* **Short problem**
Pick out each line with the word "this" from the material that follows.

---+---

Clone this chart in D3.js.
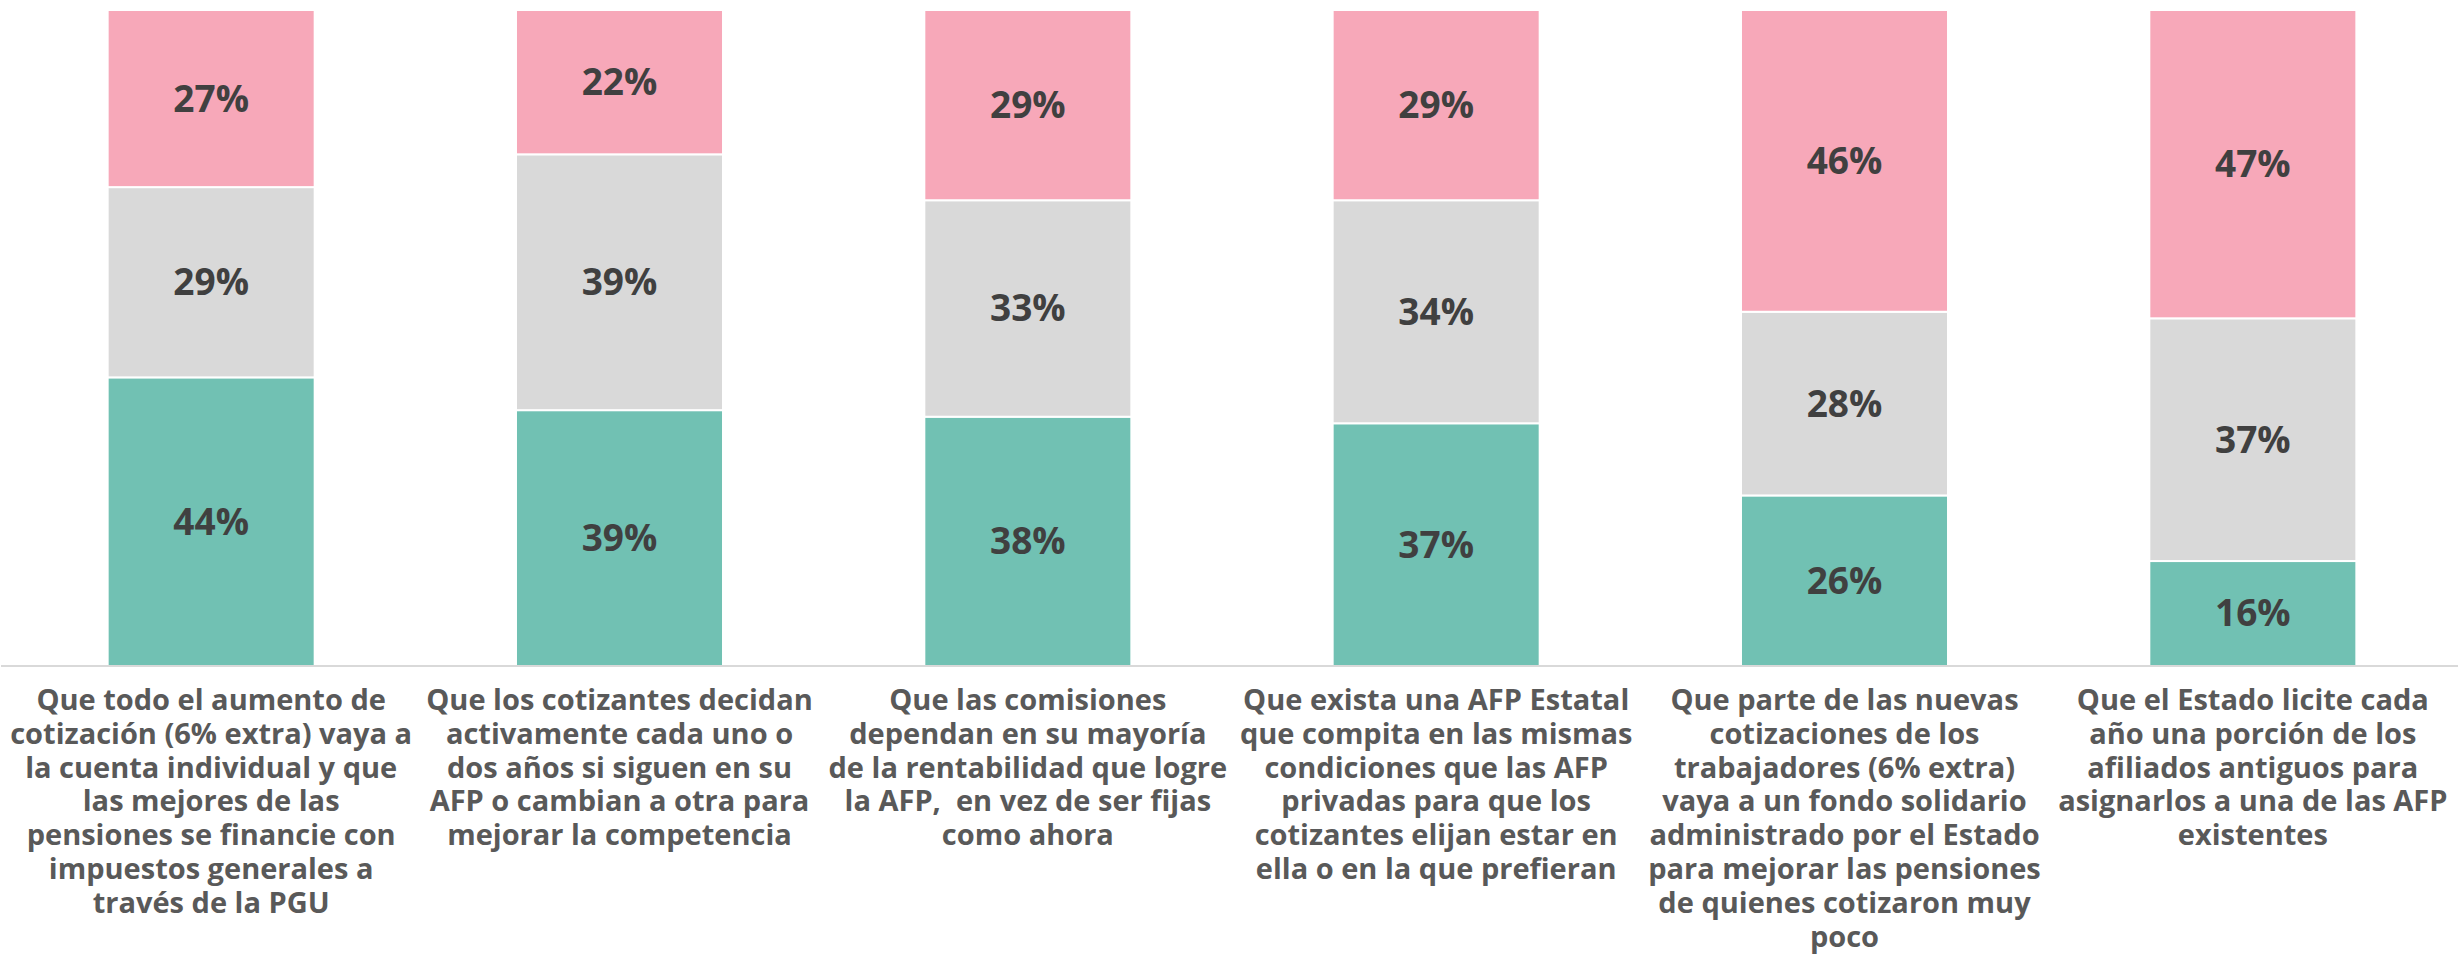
<!DOCTYPE html>
<html>
<head>
<meta charset="utf-8">
<script src="https://cdn.jsdelivr.net/npm/d3@7"></script>
<style>
  html, body { margin: 0; padding: 0; background: #ffffff; }
  svg { display: block; }
  text { white-space: pre; }
</style>
</head>
<body>
<svg id="chart" width="2458" height="956"></svg>
<script>
const categories = [
  "Que todo el aumento de\ncotización (6% extra) vaya a\nla cuenta individual y que\nlas mejores de las\npensiones se financie con\nimpuestos generales a\ntravés de la PGU",
  "Que los cotizantes decidan\nactivamente cada uno o\ndos años si siguen en su\nAFP o cambian a otra para\nmejorar la competencia",
  "Que las comisiones\ndependan en su mayoría\nde la rentabilidad que logre\nla AFP,  en vez de ser fijas\ncomo ahora",
  "Que exista una AFP Estatal\nque compita en las mismas\ncondiciones que las AFP\nprivadas para que los\ncotizantes elijan estar en\nella o en la que prefieran",
  "Que parte de las nuevas\ncotizaciones de los\ntrabajadores (6% extra)\nvaya a un fondo solidario\nadministrado por el Estado\npara mejorar las pensiones\nde quienes cotizaron muy\npoco",
  "Que el Estado licite cada\naño una porción de los\nafiliados antiguos para\nasignarlos a una de las AFP\nexistentes"
];
const seriesKeys = ["green", "gray", "pink"];
const greenValues = [44, 39, 38, 37, 26, 16];
const grayValues  = [29, 39, 33, 34, 28, 37];
const pinkValues  = [27, 22, 29, 29, 46, 47];
const seriesColors = ["#71c1b3", "#d9d9d9", "#f7a8b9"];

const rows = categories.map((c, i) => ({
  cat: c, green: greenValues[i], gray: grayValues[i], pink: pinkValues[i]
}));

const svg = d3.select("#chart");
const x = d3.scaleBand().domain(categories).range([7, 2457]).paddingInner(0.493).paddingOuter(0.2465);
const y = d3.scaleLinear().domain([0, 100]).range([666, 10]);
const color = d3.scaleOrdinal().domain(seriesKeys).range(seriesColors);

const stacked = d3.stack().keys(seriesKeys)(rows);

const groups = svg.append("g").selectAll("g")
  .data(stacked).join("g")
  .attr("fill", d => color(d.key));

groups.selectAll("rect")
  .data(d => d.map(v => ({...v, key: d.key})))
  .join("rect")
  .attr("x", d => x(d.data.cat))
  .attr("width", x.bandwidth())
  .attr("y", d => y(d[1]))
  .attr("height", d => y(d[0]) - y(d[1]))
  .attr("stroke", "#ffffff")
  .attr("stroke-width", 2);

// axis baseline
const axis = svg.append("g").attr("transform", "translate(0,666)")
  .call(d3.axisBottom(x).tickSize(0).tickFormat(""));
axis.select(".domain").attr("stroke", "#d9d9d9").attr("stroke-width", 2)
  .attr("d", "M1,0H2458");

// value labels
groups.selectAll("text.val")
  .data(d => d.map(v => ({...v, key: d.key})))
  .join("text")
  .attr("class", "val")
  .attr("x", d => x(d.data.cat) + x.bandwidth() / 2)
  .attr("y", d => (y(d[0]) + y(d[1])) / 2)
  .attr("dy", "0.35em")
  .attr("text-anchor", "middle")
  .attr("fill", "#404040")
  .attr("font-family", "'Open Sans', sans-serif")
  .attr("font-weight", 700)
  .attr("font-size", 37)
  .text(d => (d[1] - d[0]) + "%");

// category labels
const lab = svg.append("g").selectAll("text")
  .data(categories).join("text")
  .attr("x", d => x(d) + x.bandwidth() / 2)
  .attr("y", 710)
  .attr("text-anchor", "middle")
  .attr("fill", "#595959")
  .attr("font-family", "'Open Sans', sans-serif")
  .attr("font-weight", 700)
  .attr("font-size", 29);
lab.each(function(d) {
  const t = d3.select(this);
  d.split("\n").forEach((line, i) => {
    t.append("tspan")
      .attr("x", x(d) + x.bandwidth() / 2)
      .attr("dy", i === 0 ? 0 : 33.8)
      .text(line);
  });
});
</script>
</body>
</html>
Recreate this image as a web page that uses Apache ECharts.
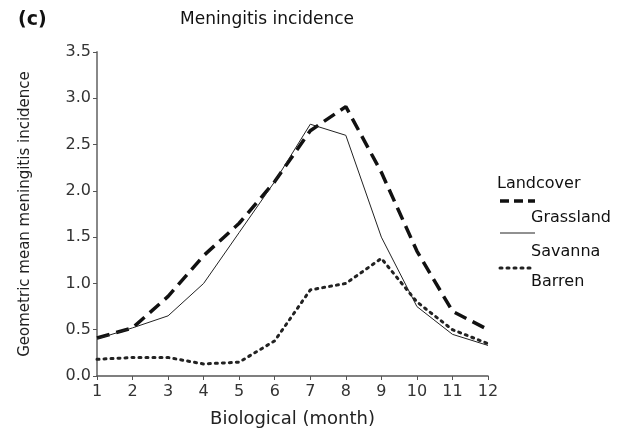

---+---

* **Complete response**
Clone this chart in D3.js.
  const t = d3.select(this);
Recreate this image as a web page that uses Apache ECharts.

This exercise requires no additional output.